The Vinnell employees had been stationed in the region to instruct Saudi
soldiers in operating heavy weapons systems.

"Their job was to teach those guys, not to fight with them, but sure, the
Vinnell instructors accompanied those units into combat," an employee who
witnessed the counterattack said. "Under extraordinary circumstances, but very,
very rare circumstances, you will see employees of the MPRIs of this world get
into a circumstance where they can't say no. . . . Let's face it, they're human
beings."

Said Vinnell spokesman Kevin O'Melia: "I'm not aware that that happened, and our
company policy is that they not be directly involved. They're hired as advisors
only . . . and that's the capacity in which we expect them to act."

In Afghanistan, the plan is for up to 150 U. S. Special Forces troops to begin
training Afghan recruits, then to turn the effort over to private U. S.
contractors. Defense officials have said for months that only by having an army
of its own can Afghanistan hope to create the stability that is critical if the
country is to avoid remaining a haven for terrorists. Defense Secretary Donald
H. Rumsfeld has said he might seek money from Congress and other foreign
governments to finance the army.

Some basic training of several hundred Afghan recruits is already underway, led
by British and German members of the international security force there.

But thousands of other potential Afghan soldiers have yet to be tapped, and
international financial support for building Afghanistan's army has been slim

-- continue --
Link Posted: 4/22/2002 8:45:06 PM EDT
[#6]
It is unclear how large an Afghan force would be needed to suppress factional
conflicts and patrol the country's borders. But some defense officials have put
the number at more than 20,000.

"I think we'll start off with our own guys because the Afghans are more
comfortable at this point with people in uniform who they know," said a senior
defense official familiar with the plan. "But at some point down the pike, we
will move to contractors. We have to. We don't have the people to do it all
ourselves."

And if the corporate warriors succeed in Afghanistan, the Pentagon will be eager
to send them elsewhere, defense officials said.

"This is big business among these companies. They are furiously bidding on
involvement in Afghanistan and the war on terrorism," said P. W. "Pete" Singer,
an Olin Fellow in the Foreign Policy Studies Program at the Brookings
Institution in Washington. "The minute the Pentagon started to use the phrase 'a
program to train and equip the Afghan army,' buzzers went off."

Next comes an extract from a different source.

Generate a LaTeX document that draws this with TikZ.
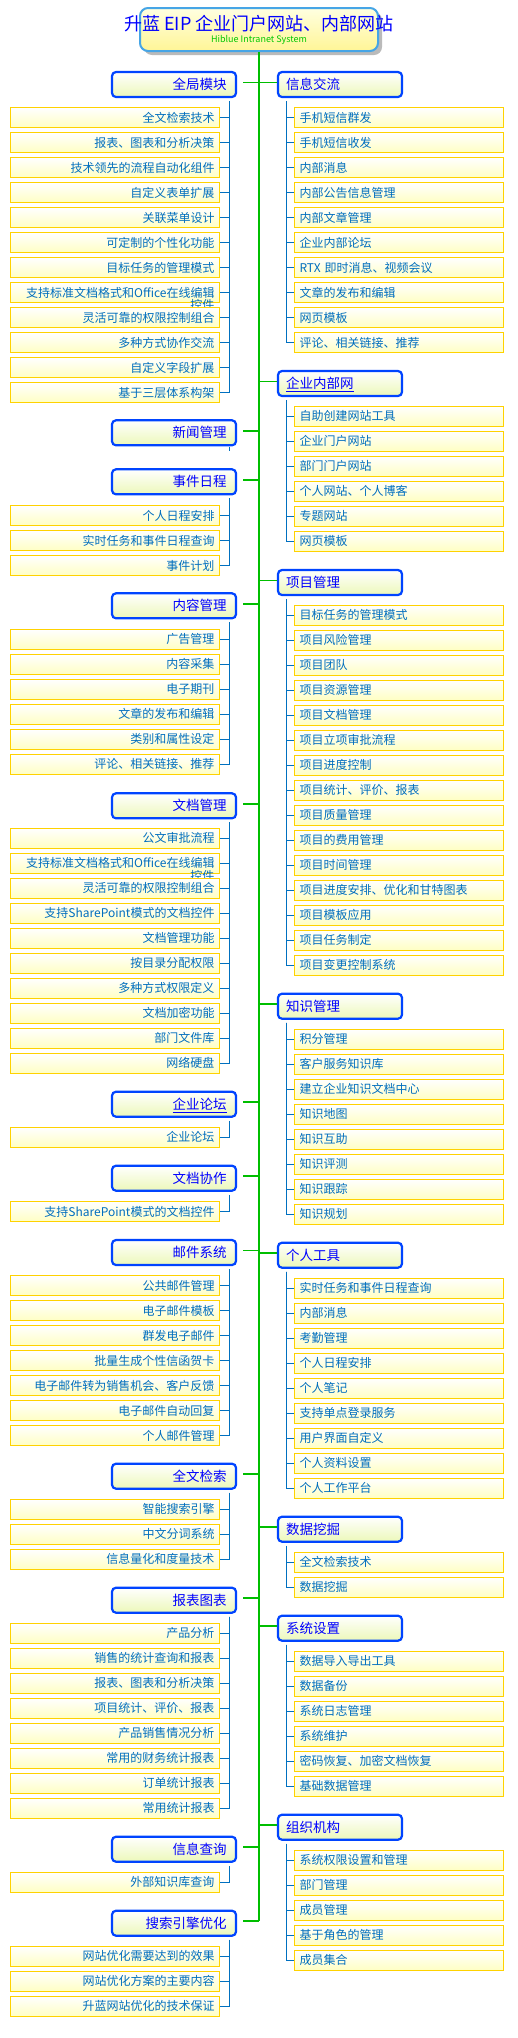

If you want other stories on this topic, search the Archives at
latimes.com/archives. For information about reprinting this article, go to
www.lats.com/rights.
Link Posted: 4/22/2002 8:58:39 PM EDT
[#7]
Afghanistan huh?

Have gun will travel? This is going to be a very interesting turn in policy, for the DOD who has always avoided using SOF's publicly. Laos, Cambodia were the final resting place of many American "civilians" being handled by the CIA. Sounds like a PR nightmare. Ahh... besides every Ex-Special Forces guy who still is itching for combat (Who didn't apply for Combat Missions) knows that currently Columbia is the place to go. Last report I read stated that somewhere estimate around 70% of former SF guys who retired in the last 10yrs, who are qualified to do so are currently "volunteered" to "assist" the Colombian government in counter guerilla and jungle warfare tactics and training. I guess some guys still want to try and kill a Commie.
Civilian Advisory and Training positions are open for former Spec op. guys.(allegedly)Contacting the Colombian Embassy for further information on "Job opportunities for Former Military" may provide more solid information.(allegedly)

The official position of the American and Colombian government is that there are "No American troops operating in Colombia, They are not wanted or needed to fight the drug war-It is a Colombian problem"

JerrY

Maybe I should add more allegedly's in here.[rolleyes]
Link Posted: 4/23/2002 4:45:09 AM EDT
[#8]
Forget about the rest of the article. This is the salient point:

For the Pentagon, with one-third fewer soldiers than a decade ago but a growing
number of entanglements in unlikely places
View Quote


And the decade before that, and the decade before that, and the...
Link Posted: 4/23/2002 4:51:35 AM EDT
[#9]
Interesting article.  Thanks Warlord.